GIVEN EXERCISE: Transcribe every line exactly and omit anything that is a picture.

DATA EXTRACT:

==================================================

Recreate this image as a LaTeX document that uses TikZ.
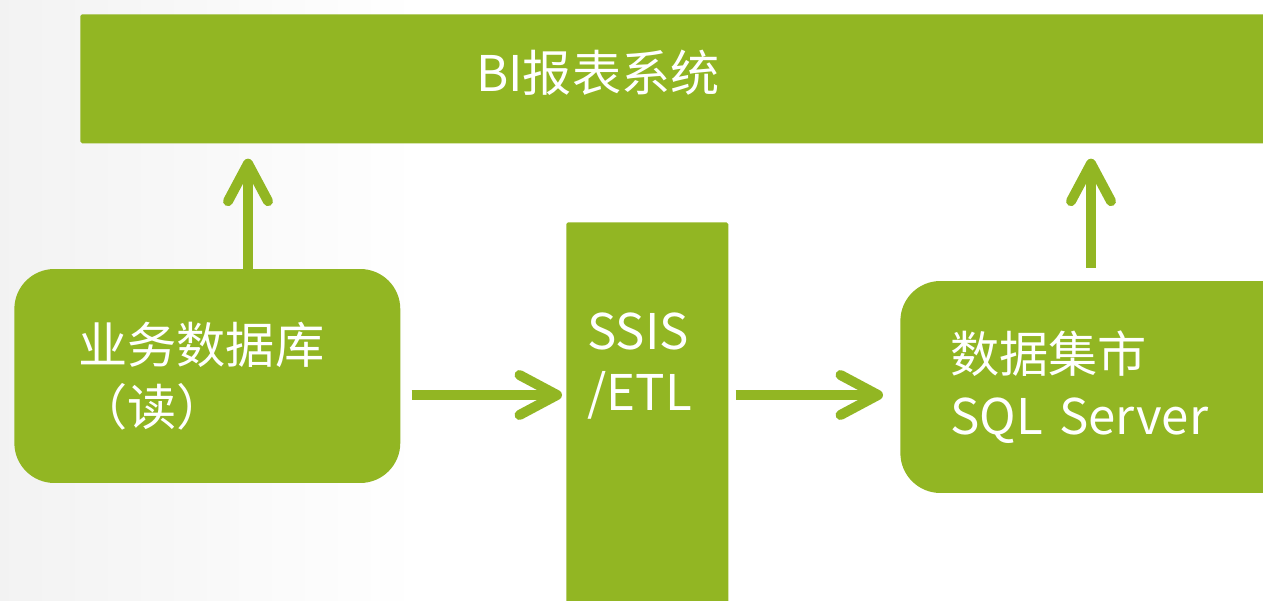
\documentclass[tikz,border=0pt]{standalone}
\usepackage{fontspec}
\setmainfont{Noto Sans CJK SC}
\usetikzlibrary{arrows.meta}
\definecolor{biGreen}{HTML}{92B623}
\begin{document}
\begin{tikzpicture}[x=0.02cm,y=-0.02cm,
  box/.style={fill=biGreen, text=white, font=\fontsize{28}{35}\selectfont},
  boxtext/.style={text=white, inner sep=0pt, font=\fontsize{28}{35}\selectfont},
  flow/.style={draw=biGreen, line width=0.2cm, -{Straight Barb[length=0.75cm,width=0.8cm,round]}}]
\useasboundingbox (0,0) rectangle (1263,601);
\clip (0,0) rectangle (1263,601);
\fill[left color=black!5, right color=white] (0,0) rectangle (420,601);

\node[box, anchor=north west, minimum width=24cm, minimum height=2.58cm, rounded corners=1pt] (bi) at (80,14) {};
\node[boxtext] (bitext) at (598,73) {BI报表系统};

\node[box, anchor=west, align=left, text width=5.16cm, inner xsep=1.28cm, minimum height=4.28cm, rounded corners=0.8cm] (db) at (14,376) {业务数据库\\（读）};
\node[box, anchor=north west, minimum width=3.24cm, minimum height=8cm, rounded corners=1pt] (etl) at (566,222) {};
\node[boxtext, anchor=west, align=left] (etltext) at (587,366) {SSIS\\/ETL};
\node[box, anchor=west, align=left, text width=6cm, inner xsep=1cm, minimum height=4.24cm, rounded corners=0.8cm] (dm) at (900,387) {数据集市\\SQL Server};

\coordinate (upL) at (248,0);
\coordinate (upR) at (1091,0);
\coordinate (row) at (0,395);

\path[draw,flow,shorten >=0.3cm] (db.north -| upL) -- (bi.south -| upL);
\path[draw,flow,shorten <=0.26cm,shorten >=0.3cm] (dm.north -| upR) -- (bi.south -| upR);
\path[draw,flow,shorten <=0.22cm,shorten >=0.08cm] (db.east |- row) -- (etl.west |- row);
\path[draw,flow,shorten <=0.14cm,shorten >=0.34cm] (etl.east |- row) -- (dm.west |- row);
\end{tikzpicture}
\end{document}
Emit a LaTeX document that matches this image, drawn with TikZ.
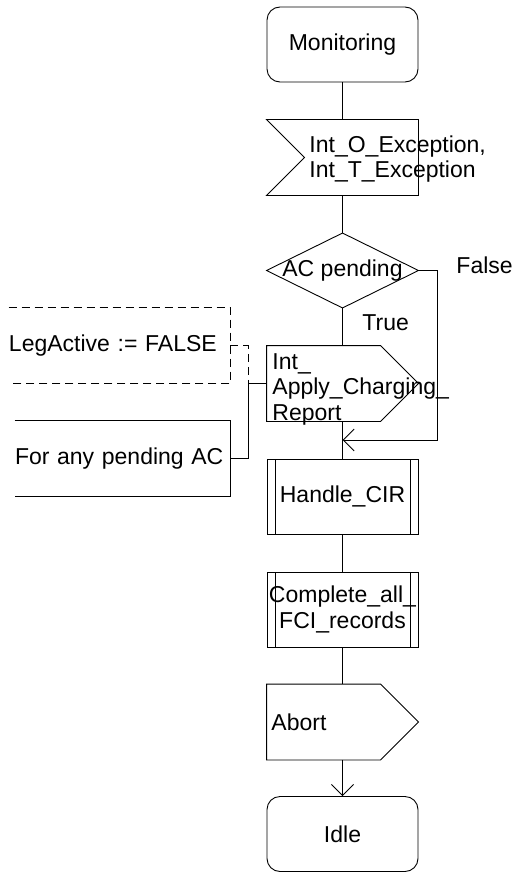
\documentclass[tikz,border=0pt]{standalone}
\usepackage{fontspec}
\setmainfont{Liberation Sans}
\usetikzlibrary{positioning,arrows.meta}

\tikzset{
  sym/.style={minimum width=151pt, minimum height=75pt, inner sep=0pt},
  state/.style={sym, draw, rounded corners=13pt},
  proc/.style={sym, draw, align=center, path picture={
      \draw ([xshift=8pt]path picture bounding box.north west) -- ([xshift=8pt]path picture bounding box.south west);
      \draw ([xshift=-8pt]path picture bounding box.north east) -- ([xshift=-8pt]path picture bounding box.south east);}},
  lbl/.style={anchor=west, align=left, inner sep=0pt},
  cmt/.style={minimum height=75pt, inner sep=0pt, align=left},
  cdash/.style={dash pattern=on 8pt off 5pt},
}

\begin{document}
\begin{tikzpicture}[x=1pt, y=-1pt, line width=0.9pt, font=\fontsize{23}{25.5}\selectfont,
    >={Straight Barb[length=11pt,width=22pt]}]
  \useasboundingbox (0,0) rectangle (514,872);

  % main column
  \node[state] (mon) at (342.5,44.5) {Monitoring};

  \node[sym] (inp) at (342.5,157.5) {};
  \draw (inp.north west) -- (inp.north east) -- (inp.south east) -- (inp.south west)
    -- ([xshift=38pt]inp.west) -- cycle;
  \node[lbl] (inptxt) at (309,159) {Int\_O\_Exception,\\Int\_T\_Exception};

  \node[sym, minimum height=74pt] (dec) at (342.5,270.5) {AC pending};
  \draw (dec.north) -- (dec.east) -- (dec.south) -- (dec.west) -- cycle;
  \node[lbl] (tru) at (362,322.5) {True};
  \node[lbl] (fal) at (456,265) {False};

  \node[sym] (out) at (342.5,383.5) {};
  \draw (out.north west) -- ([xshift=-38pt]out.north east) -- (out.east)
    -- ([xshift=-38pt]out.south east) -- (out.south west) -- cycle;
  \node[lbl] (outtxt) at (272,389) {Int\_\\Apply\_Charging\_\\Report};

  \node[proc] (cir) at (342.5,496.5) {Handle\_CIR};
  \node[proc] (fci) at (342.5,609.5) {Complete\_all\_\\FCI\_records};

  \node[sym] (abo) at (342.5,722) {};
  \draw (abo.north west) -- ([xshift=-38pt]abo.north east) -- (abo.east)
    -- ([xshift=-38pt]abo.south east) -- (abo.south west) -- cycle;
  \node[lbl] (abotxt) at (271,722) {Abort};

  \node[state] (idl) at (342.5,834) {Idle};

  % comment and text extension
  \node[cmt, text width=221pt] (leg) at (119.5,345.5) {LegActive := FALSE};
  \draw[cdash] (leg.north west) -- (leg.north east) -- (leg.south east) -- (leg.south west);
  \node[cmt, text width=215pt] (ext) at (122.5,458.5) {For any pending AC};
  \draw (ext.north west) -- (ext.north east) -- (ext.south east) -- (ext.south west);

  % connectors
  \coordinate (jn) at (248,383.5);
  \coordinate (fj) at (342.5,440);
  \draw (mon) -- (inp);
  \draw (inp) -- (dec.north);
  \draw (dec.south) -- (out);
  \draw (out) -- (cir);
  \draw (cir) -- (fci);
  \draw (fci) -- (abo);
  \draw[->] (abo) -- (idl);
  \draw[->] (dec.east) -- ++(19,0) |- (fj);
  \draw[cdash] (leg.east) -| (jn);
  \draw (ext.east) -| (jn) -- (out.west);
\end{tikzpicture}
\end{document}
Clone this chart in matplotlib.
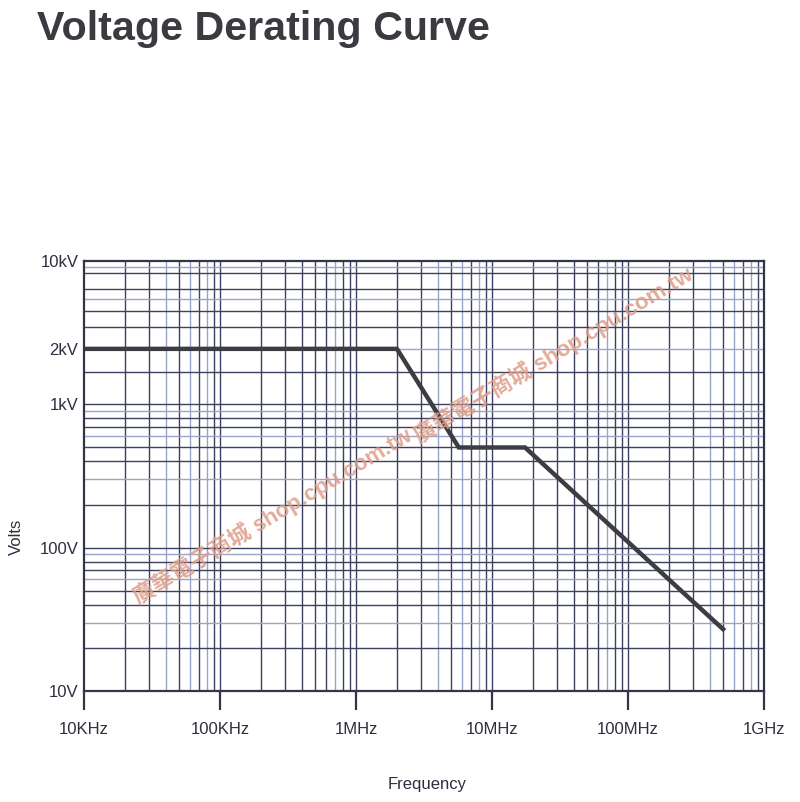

==================================================

ANSWER FOR THE TASK:
Recreate this image as a LaTeX document that uses TikZ.
\documentclass[tikz,border=0pt]{standalone}
\usepackage{fontspec}
\setmainfont{Noto Sans CJK SC}
\usetikzlibrary{arrows.meta}
\definecolor{biGreen}{HTML}{92B623}
\begin{document}
\begin{tikzpicture}[x=0.02cm,y=-0.02cm,
  box/.style={fill=biGreen, text=white, font=\fontsize{28}{35}\selectfont},
  boxtext/.style={text=white, inner sep=0pt, font=\fontsize{28}{35}\selectfont},
  flow/.style={draw=biGreen, line width=0.2cm, -{Straight Barb[length=0.75cm,width=0.8cm,round]}}]
\useasboundingbox (0,0) rectangle (1263,601);
\clip (0,0) rectangle (1263,601);
\fill[left color=black!5, right color=white] (0,0) rectangle (420,601);

\node[box, anchor=north west, minimum width=24cm, minimum height=2.58cm, rounded corners=1pt] (bi) at (80,14) {};
\node[boxtext] (bitext) at (598,73) {BI报表系统};

\node[box, anchor=west, align=left, text width=5.16cm, inner xsep=1.28cm, minimum height=4.28cm, rounded corners=0.8cm] (db) at (14,376) {业务数据库\\（读）};
\node[box, anchor=north west, minimum width=3.24cm, minimum height=8cm, rounded corners=1pt] (etl) at (566,222) {};
\node[boxtext, anchor=west, align=left] (etltext) at (587,366) {SSIS\\/ETL};
\node[box, anchor=west, align=left, text width=6cm, inner xsep=1cm, minimum height=4.24cm, rounded corners=0.8cm] (dm) at (900,387) {数据集市\\SQL Server};

\coordinate (upL) at (248,0);
\coordinate (upR) at (1091,0);
\coordinate (row) at (0,395);

\path[draw,flow,shorten >=0.3cm] (db.north -| upL) -- (bi.south -| upL);
\path[draw,flow,shorten <=0.26cm,shorten >=0.3cm] (dm.north -| upR) -- (bi.south -| upR);
\path[draw,flow,shorten <=0.22cm,shorten >=0.08cm] (db.east |- row) -- (etl.west |- row);
\path[draw,flow,shorten <=0.14cm,shorten >=0.34cm] (etl.east |- row) -- (dm.west |- row);
\end{tikzpicture}
\end{document}
Emit a LaTeX document that matches this image, drawn with TikZ.
\documentclass[tikz,border=0pt]{standalone}
\usepackage{fontspec}
\setmainfont{Liberation Sans}
\usetikzlibrary{positioning,arrows.meta}

\tikzset{
  sym/.style={minimum width=151pt, minimum height=75pt, inner sep=0pt},
  state/.style={sym, draw, rounded corners=13pt},
  proc/.style={sym, draw, align=center, path picture={
      \draw ([xshift=8pt]path picture bounding box.north west) -- ([xshift=8pt]path picture bounding box.south west);
      \draw ([xshift=-8pt]path picture bounding box.north east) -- ([xshift=-8pt]path picture bounding box.south east);}},
  lbl/.style={anchor=west, align=left, inner sep=0pt},
  cmt/.style={minimum height=75pt, inner sep=0pt, align=left},
  cdash/.style={dash pattern=on 8pt off 5pt},
}

\begin{document}
\begin{tikzpicture}[x=1pt, y=-1pt, line width=0.9pt, font=\fontsize{23}{25.5}\selectfont,
    >={Straight Barb[length=11pt,width=22pt]}]
  \useasboundingbox (0,0) rectangle (514,872);

  % main column
  \node[state] (mon) at (342.5,44.5) {Monitoring};

  \node[sym] (inp) at (342.5,157.5) {};
  \draw (inp.north west) -- (inp.north east) -- (inp.south east) -- (inp.south west)
    -- ([xshift=38pt]inp.west) -- cycle;
  \node[lbl] (inptxt) at (309,159) {Int\_O\_Exception,\\Int\_T\_Exception};

  \node[sym, minimum height=74pt] (dec) at (342.5,270.5) {AC pending};
  \draw (dec.north) -- (dec.east) -- (dec.south) -- (dec.west) -- cycle;
  \node[lbl] (tru) at (362,322.5) {True};
  \node[lbl] (fal) at (456,265) {False};

  \node[sym] (out) at (342.5,383.5) {};
  \draw (out.north west) -- ([xshift=-38pt]out.north east) -- (out.east)
    -- ([xshift=-38pt]out.south east) -- (out.south west) -- cycle;
  \node[lbl] (outtxt) at (272,389) {Int\_\\Apply\_Charging\_\\Report};

  \node[proc] (cir) at (342.5,496.5) {Handle\_CIR};
  \node[proc] (fci) at (342.5,609.5) {Complete\_all\_\\FCI\_records};

  \node[sym] (abo) at (342.5,722) {};
  \draw (abo.north west) -- ([xshift=-38pt]abo.north east) -- (abo.east)
    -- ([xshift=-38pt]abo.south east) -- (abo.south west) -- cycle;
  \node[lbl] (abotxt) at (271,722) {Abort};

  \node[state] (idl) at (342.5,834) {Idle};

  % comment and text extension
  \node[cmt, text width=221pt] (leg) at (119.5,345.5) {LegActive := FALSE};
  \draw[cdash] (leg.north west) -- (leg.north east) -- (leg.south east) -- (leg.south west);
  \node[cmt, text width=215pt] (ext) at (122.5,458.5) {For any pending AC};
  \draw (ext.north west) -- (ext.north east) -- (ext.south east) -- (ext.south west);

  % connectors
  \coordinate (jn) at (248,383.5);
  \coordinate (fj) at (342.5,440);
  \draw (mon) -- (inp);
  \draw (inp) -- (dec.north);
  \draw (dec.south) -- (out);
  \draw (out) -- (cir);
  \draw (cir) -- (fci);
  \draw (fci) -- (abo);
  \draw[->] (abo) -- (idl);
  \draw[->] (dec.east) -- ++(19,0) |- (fj);
  \draw[cdash] (leg.east) -| (jn);
  \draw (ext.east) -| (jn) -- (out.west);
\end{tikzpicture}
\end{document}
Clone this chart in matplotlib.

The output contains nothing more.